Eight-year-old Zack has just woken up on a weekday morning at his leisure. He crawls out of bed, picks up his hand-me-down laptop computer and charger cord, and migrates downstairs to his green-padded cube chair and the makeshift coffee table that he has claimed as his desk. He sets a bowl of cereal next to the computer and opens his first children’s game site for the day. Some playmates are already there, taunting a big ugly boss. He quickly types a message to one of them, abbreviating as needed, leaving off punctuation and capital letters. His typing is fast, but he finds his own non-traditional hand positions. He gobbles some cereal, then stacks his bowl behind the computer, not yet feeling moved to take it to the kitchen, continuing with his game.
Zack is home schooled, and for the most part, he sets his own schedule. He might not have had a formal reading, spelling, or math class from a trained elementary school teacher in his life, and he has little use for curriculum. He knows how to use Google, and he occasionally talks about science, math, and reading with his parents, siblings, and peers in the community. Story time last night was a chapter in the Andrew Clement book Frindle, about a fifth grade student who creates a stir in his community by making up a new word for “pen”. Zack could not help but chuckle at the book’s depiction of elementary school culture, which he has never experienced. He expressed some doubts about whether some of the classroom experiences described in the book could be real. Do other eight-year-old boys really sit at desks that many hours a day, under almost complete control of a teacher? What are vocabulary-spelling lists for, and why does the school system think 8-year old boys need them? Zack has never learned new words or spelling from a list, and he wonders whether his peers in public school really pick up new words that way.
Now, you might be curious whether Zack himself can spell properly, without ever having the guidance of a trained elementary school teacher?
Once a year, to fulfill requests of the state to track the progress of home-educated students, Zack takes a standardized test. His parents don’t like the idea of high stakes testing, but their own drive to know of his progress, including curiosity about how he compares academically with his peers, keeps them in favor of some testing. They spread the different short sections of the test out over a few days. Today’s exam is spelling. Zack first takes a practice test. Exercises include a list of words, from which he needs to pick out one that is misspelled. He casually finishes the dozen practice exercises without an error. Then, he takes the formal 25-question exam, correctly responding to 24 of them.
How does he do it? He reads few books on his own, and he certainly does not study vocabulary lists. No one has ever schooled him formally in standard English rules of spelling. The best way his parents can explain his success is that he learns by doing, through his online gaming, and through interaction with his parents and peers. His parents work to put learning experiences in his pathway, providing good environments for learning. He picks some of it up by watching street signs and advertisements while commuting to town. In short, he has become exceptional at spelling in the same way he learned to speak as a baby: by trying it, and by building it actively into his interactions with those around him. What’s most important is that the evidence shows that it works, placing his skills in the upper range of the distribution of his public-schooled peers.

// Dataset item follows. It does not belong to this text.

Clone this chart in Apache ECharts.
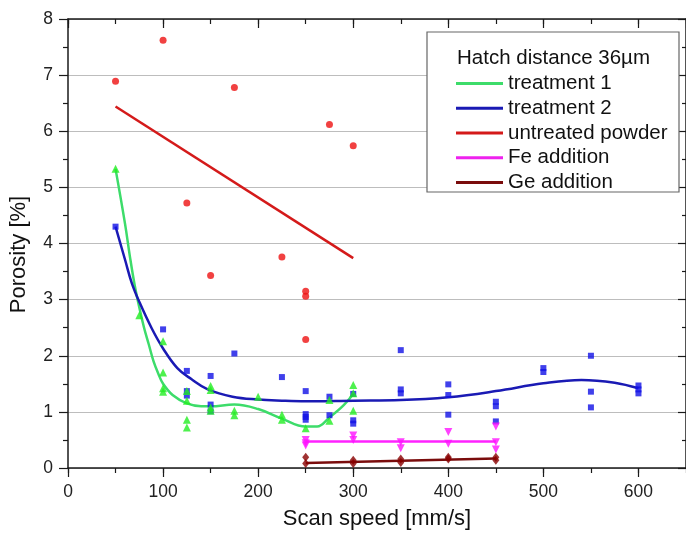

Most systems of primary education around the globe depend on systematic curriculum that exerts controls on young minds through copious repetition, imposed structure, and a teacher who is clearly in charge. Although evidence suggests that some of the public education system’s approaches benefit young children and society as a whole, illustrations of the experiences and successes of countless young children like Zack show that systematic constraints on the learning process, including control by a teacher, are not necessary for their progress. Society expends vast resources in constraining the learning in young children, many of whom evidently could get most of the basics on their own without sacrificing the joys of childhood, including free play, which studies suggest is necessary for them to learn higher social skills and executive functions.
Surely there are better ways we can envision to use the resources of the education system for young children that take advantage of how they actually learn. Why not focus our more systematic curricula on older children who are ready for more advanced academics, and let young children be children? Instead of exerting firm classroom controls on young children, we need to create academically stimulating environments and surround them with conversations, games, and peer group activities that bring joy and a sense of commitment into their lives, letting their curiosity gradually drive them toward increasing appropriate structured curriculum as they mature.